ADA sebagian kalangan yang mengatakan bahwa Isra dan Mi’rajnya nabi shallallahu ‘alaihi wasallam hanya ruhnya saja, sedangkan jasadnya tidak ikut. Pendapat ini kalau kita kaitkan dengan peristiwa-peristiwa sesudahnya serta dampak yang dialami oleh beliau shallallahu ‘alaihi wasallam, nampak kurang bisa diterima.
Sebab bila hanya ruhnya yang terbang ke langit, sedangkan jasadnya tetap di bumi, seharusnya tidak perlu ada kegegeran di tengah kaumnya. Padahal sirah nabawiyah mencatat bahwa setelah pengakuan nabi atas peristiwa itu, muncul reaksi dari para kalangan kafir Quraisy yang mengingkarinya.
Buat logika mereka, tidak mungkin ada manusia bisa terbang ke langit dengan jasadnya. Kalau sekedar ruhnya saja, banyak di antara mereka yang bisa mempercayainya. Sebagaimana masyarakat Arab saat itu percaya adanya jin yang bisa terbang tinggi ke langit.

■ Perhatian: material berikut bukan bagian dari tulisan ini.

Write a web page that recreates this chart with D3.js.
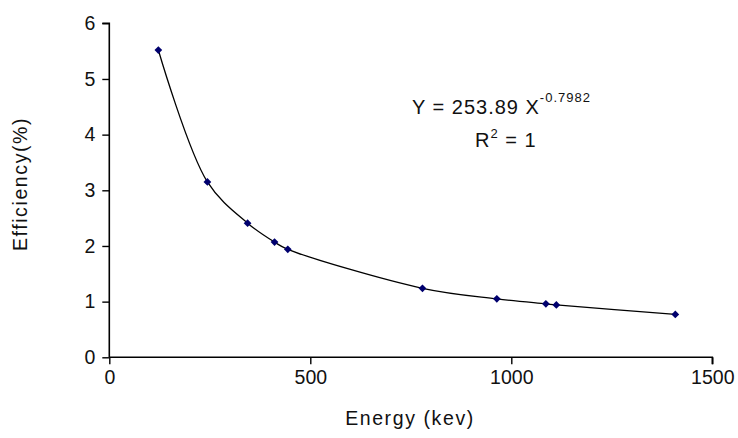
<!DOCTYPE html>
<html>
<head>
<meta charset="utf-8">
<script src="https://cdn.jsdelivr.net/npm/d3@7/dist/d3.min.js"></script>
<style>
  html, body { margin: 0; padding: 0; background: #fff; }
  svg { display: block; }
  text { font-family: "Liberation Sans", Arial, sans-serif; fill: #111; }
</style>
</head>
<body>
<svg id="chart" width="738" height="438"></svg>
<script>
// Data
const energies = [122, 244, 344, 411, 444, 779, 964, 1086, 1112, 1408];
const efficiencies = [5.52, 3.15, 2.41, 2.07, 1.94, 1.24, 1.05, 0.96, 0.94, 0.77];
const xTicks = [0, 500, 1000, 1500];
const yTicks = [0, 1, 2, 3, 4, 5, 6];
const xTitle = "Energy (kev)";
const yTitle = "Efficiency(%)";
const eqMain = "Y = 253.89 X";
const eqExp = "-0.7982";
const r2Text = ["R", "2", " = 1"];

const svg = d3.select("#chart");
const mLeft = 109.3, mRight = 712.3, mTop = 23.3, mBottom = 357.3;

const x = d3.scaleLinear().domain([0, 1500]).range([mLeft, mRight]);
const y = d3.scaleLinear().domain([0, 6]).range([mBottom, mTop]);

// Axes
const xAxis = d3.axisBottom(x).tickValues(xTicks).tickSize(7).tickPadding(6).tickFormat(d3.format("d"));
const yAxis = d3.axisLeft(y).tickValues(yTicks).tickSize(7).tickPadding(7).tickFormat(d3.format("d"));

const gx = svg.append("g").attr("transform", `translate(0,${mBottom})`).call(xAxis);
const gy = svg.append("g").attr("transform", `translate(${mLeft},0)`).call(yAxis);

[gx, gy].forEach(g => {
  g.select(".domain").attr("stroke", "#000").attr("stroke-width", 1.6);
  g.selectAll(".tick line").attr("stroke", "#000").attr("stroke-width", 1.4);
  g.selectAll(".tick text")
    .style("font-family", '"Liberation Sans", Arial, sans-serif')
    .style("font-size", "19.5px")
    .attr("fill", "#111");
});
gx.select(".domain").attr("d", `M${mLeft},0H${mRight}V7`);
gy.select(".domain").attr("d", `M-7,${mTop}H0V${mBottom}`);

// Axis titles
svg.append("text")
  .attr("x", 410).attr("y", 425)
  .attr("text-anchor", "middle")
  .style("font-size", "19.5px")
  .style("letter-spacing", "1.6px")
  .text(xTitle);

svg.append("text")
  .attr("transform", "translate(27,184) rotate(-90)")
  .attr("text-anchor", "middle")
  .style("font-size", "19.5px")
  .style("letter-spacing", "1.6px")
  .text(yTitle);

// Curve through points
const pts = energies.map((e, i) => [e, efficiencies[i]]);
const line = d3.line()
  .x(d => x(d[0]))
  .y(d => y(d[1]))
  .curve(d3.curveCatmullRom.alpha(0.5));

svg.append("path")
  .datum(pts)
  .attr("d", line)
  .attr("fill", "none")
  .attr("stroke", "#000")
  .attr("stroke-width", 1.3);

// Markers (square diamonds)
svg.append("g").selectAll("path")
  .data(pts)
  .join("path")
  .attr("transform", d => `translate(${x(d[0])},${y(d[1])}) rotate(45)`)
  .attr("d", d3.symbol().type(d3.symbolSquare).size(30))
  .attr("fill", "#00006e");

// Equation
const eq = svg.append("text")
  .attr("x", 412).attr("y", 114)
  .style("font-size", "20px")
  .style("letter-spacing", "1px");
eq.append("tspan").text(eqMain);
eq.append("tspan").attr("dy", -12).style("font-size", "13px").text(eqExp);

const r2 = svg.append("text")
  .attr("x", 475).attr("y", 147)
  .style("font-size", "20px")
  .style("letter-spacing", "1px");
r2.append("tspan").text(r2Text[0]);
r2.append("tspan").attr("dy", -9).style("font-size", "13px").text(r2Text[1]);
r2.append("tspan").attr("dy", 9).text(r2Text[2]);
</script>
</body>
</html>
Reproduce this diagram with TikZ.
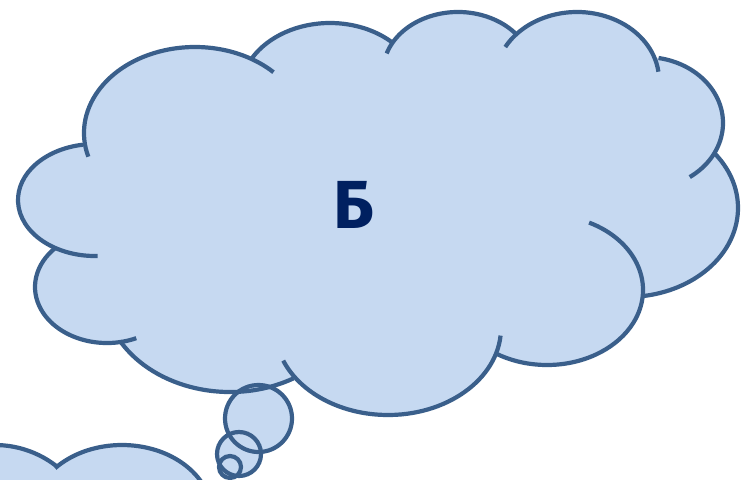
\documentclass[tikz,border=0pt]{standalone}
\usepackage{fontspec}
\newfontfamily\letraFuente{Fira Sans}
\definecolor{azulnube}{HTML}{C6D9F1}
\definecolor{azulborde}{HTML}{3A5F8B}
\definecolor{azulmarino}{HTML}{002060}
\colorlet{colRelleno}{azulnube}
\colorlet{colBorde}{azulborde}
\colorlet{colLetra}{azulmarino}
\tikzset{
  rellenoNube/.style={fill=colRelleno, draw=none},
  bordeNube/.style={draw=colBorde, line width=4.2pt},
  letraNube/.style={font=\letraFuente\bfseries\fontsize{68}{68}\selectfont,
    text=colLetra, inner sep=0pt},
}

\begin{document}
\begin{tikzpicture}[x=1pt, y=-1pt]
    \clip (0,0) rectangle (741,479);
    \fill[rellenoNube] (195,133) -- (330,93) -- (458,72) -- (577,80) -- (645,123) -- (627,207)
      -- (547,290) -- (388,328) -- (230,290) -- (107,287) -- (95,200) -- cycle;
    \foreach \cx/\cy/\rx/\ry/\ta/\tb in {95/200/77/56/88/261, 195/133/111/86/164/315,
        330/93/90/70/210/314, 458/72/75/60/198/320, 577/80/82/68/209/353,
        645/123/78/66/280/415, 627/208/111/89/322/442, 547/290/96/75/-64/121,
        388/328/113/87/5/158, 230/290/127/102/60/150, 107/287/72/56/66/225}
      \fill[rellenoNube] (\cx,\cy) ellipse [x radius=\rx, y radius=\ry];
    \foreach \bx/\by/\br in {258.5/418.5/33.5, 239/454/22, 230/467/11}
      \fill[rellenoNube] (\bx,\by) circle [radius=\br];
    \fill[rellenoNube] (-5,545) circle [radius=100] (122,515) ellipse [x radius=90, y radius=70];

    \foreach \cx/\cy/\rx/\ry/\ta/\tb in {95/200/77/56/88/261, 195/133/111/86/164/315,
        330/93/90/70/210/314, 458/72/75/60/198/320, 577/80/82/68/209/353,
        645/123/78/66/280/415, 627/208/111/89/322/442, 547/290/96/75/-64/121,
        388/328/113/87/5/158, 230/290/127/102/60/150, 107/287/72/56/66/225}
      \draw[bordeNube] (\cx,\cy) ++({\rx*cos(\ta)},{\ry*sin(\ta)})
        arc [start angle=\ta, end angle=\tb, x radius=\rx, y radius=\ry];
    \foreach \bx/\by/\br in {258.5/418.5/33.5, 239/454/22, 230/467/11}
      \draw[bordeNube] (\bx,\by) circle [radius=\br];
    \draw[bordeNube] (-5,545) ++(260:100) arc [start angle=260, end angle=308, radius=100];
    \draw[bordeNube] (122,515) ++({90*cos(222)},{70*sin(222)})
      arc [start angle=222, end angle=360, x radius=90, y radius=70];

    \node[letraNube] (letra) at (354,205) {Б};
\end{tikzpicture}
\end{document}
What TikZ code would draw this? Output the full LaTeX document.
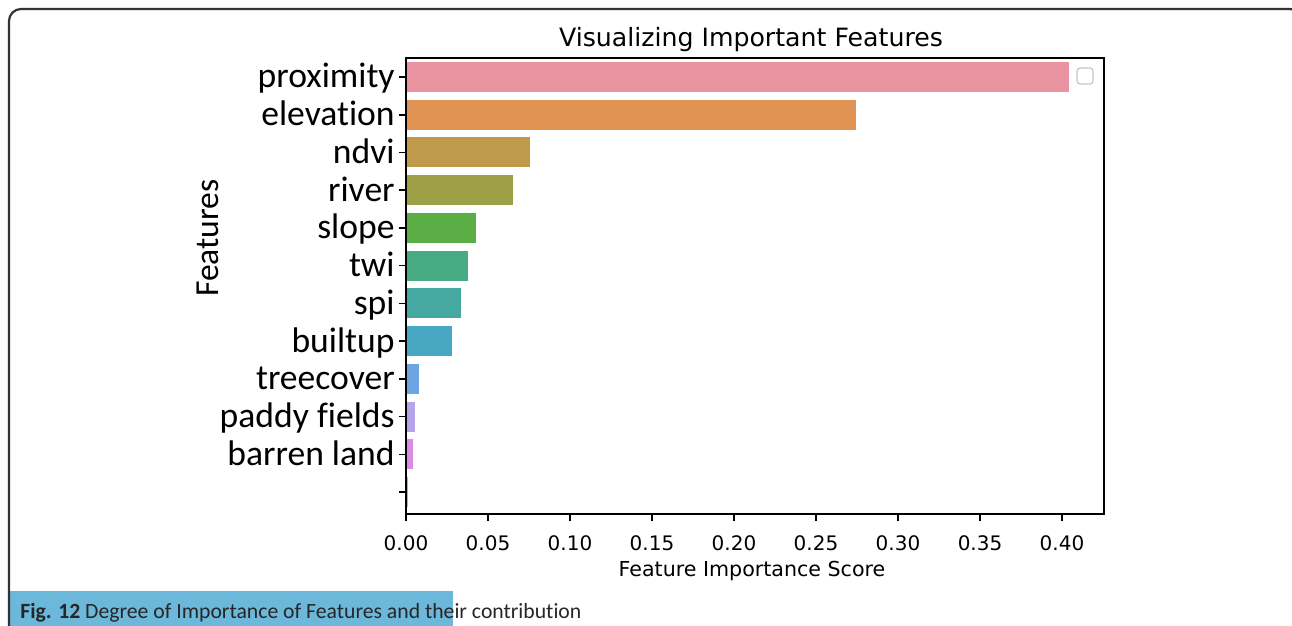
\documentclass[tikz,border=0pt]{standalone}
\usepackage{fontspec}
\setmainfont[RawFeature={-liga;-clig;-calt;-dlig}]{Carlito}
\newfontfamily\plotfont{DejaVu Sans}
\definecolor{capblue}{HTML}{6CB8DA}
\definecolor{framegray}{HTML}{333333}
\definecolor{cA}{HTML}{E8939F}
\definecolor{cB}{HTML}{E09253}
\definecolor{cC}{HTML}{BF9A4B}
\definecolor{cD}{HTML}{9EA047}
\definecolor{cE}{HTML}{5BAE46}
\definecolor{cF}{HTML}{47AC83}
\definecolor{cG}{HTML}{45A9A2}
\definecolor{cH}{HTML}{48A7C3}
\definecolor{cI}{HTML}{6BA6E0}
\definecolor{cJ}{HTML}{B4A4E8}
\definecolor{cK}{HTML}{DA8CE4}
\definecolor{cL}{HTML}{F08CC0}
\begin{document}
\begin{tikzpicture}[x=0.5pt,y=-0.5pt,
  axisline/.style={line width=1pt,black},
  tickline/.style={line width=0.8pt,black},
  ylab/.style={anchor=base east,inner sep=0pt,font=\fontsize{17.8}{20}\selectfont},
  xlab/.style={inner sep=0pt,font=\plotfont\fontsize{10}{12}\selectfont},
  capfont/.style={font=\fontsize{10.85}{13}\selectfont,text=black!85}]
\useasboundingbox (0,0) rectangle (1292,626);

% caption strip
\fill[capblue] (9,591) rectangle (453,640);
\node[capfont,anchor=base west,inner sep=0pt] (caption) at (20,618)
  {\textbf{Fig. 12} Degree of Importance of Features and their contribution};

% outer frame, running off the page at the right and bottom
\begin{scope}
  \clip (0,0) rectangle (1292,626);
  \draw[framegray,line width=1.1pt,rounded corners=6pt] (9,9) rectangle (1302,650);
\end{scope}

% bars: label / score / colour
\foreach \lab/\val/\col [count=\i from 0] in
  {proximity/0.404/cA, elevation/0.2745/cB, ndvi/0.0755/cC, river/0.065/cD,
   slope/0.0425/cE, twi/0.038/cF, spi/0.0335/cG, builtup/0.028/cH,
   treecover/0.008/cI, paddy fields/0.0055/cJ, barren land/0.004/cK, /0.0012/cL}{
  \pgfmathsetmacro{\yc}{77+\i*37.73}
  \pgfmathsetmacro{\xe}{406+\val*1640}
  \fill[\col] (406,\yc-15) rectangle (\xe,\yc+15);
  \draw[tickline] (406,\yc) -- (399,\yc);
  \node[ylab] (ylab\i) at (395,\yc+11) {\lab};
}

% axes box
\draw[axisline] (406,58) rectangle (1104,514);

% empty legend frame
\draw[black!22,line width=0.6pt,rounded corners=1.5pt,fill=white] (1077,68) rectangle (1093,84);

% x ticks
\foreach \v [count=\j from 0] in {0.00,0.05,0.10,0.15,0.20,0.25,0.30,0.35,0.40}{
  \pgfmathsetmacro{\xt}{406+\v*1640}
  \draw[tickline] (\xt,514) -- (\xt,521);
  \node[xlab] (xlab\j) at (\xt,543) {\v};
}

% titles
\node[inner sep=0pt,font=\plotfont\fontsize{12.6}{14}\selectfont] (title) at (751,40) {Visualizing Important Features};
\node[inner sep=0pt,font=\plotfont\fontsize{10.3}{12}\selectfont] (xtitle) at (752,571) {Feature Importance Score};
\node[inner sep=0pt,rotate=90,font=\fontsize{16.8}{18}\selectfont] (ytitle) at (208,238) {Features};
\end{tikzpicture}
\end{document}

Sehingga bila yang terbang ke langit hanya ruh nabi Muhammad shallallahu ‘alaihi wasallam saja, tentu tidak akan menimbulkan bantahan.
Namun karena beliau shallallahu ‘alaihi wasallam mengatakan bahwa dirinya sepenuhnya, termasuk jasad dan ruhnya, yang terbang ke luar angkasa, setelah sebelumnya ‘mampir’ ke Baitil Maqdis di Palestina, muncullah penolakan luar biasa dari orang arab. Dan pemahaman bahwa nabi shallallahu ‘alaihi wasallam berisra’ dan mi’raj dengan jasad dan ruhnya secara sadar, bukan mimpi, adalah keyakinan mayoritas umat Islam, serta menjadi keyakinan paham ahlussunnah wal jamaah sepanjang zaman.
Sebaliknya, mereka yang mengingkari kalau jasadnya ikut terbang, umumnya muncul dari kalangan ahli ra’yu yang lebih menekankan pertimbangan logika manusia ketimbang wahyu. Wallahu a’lam bishshawab, wassalamu ‘alaikum warahmatullahi wabarakatuh. [Ahmad Sarwat, Lc.]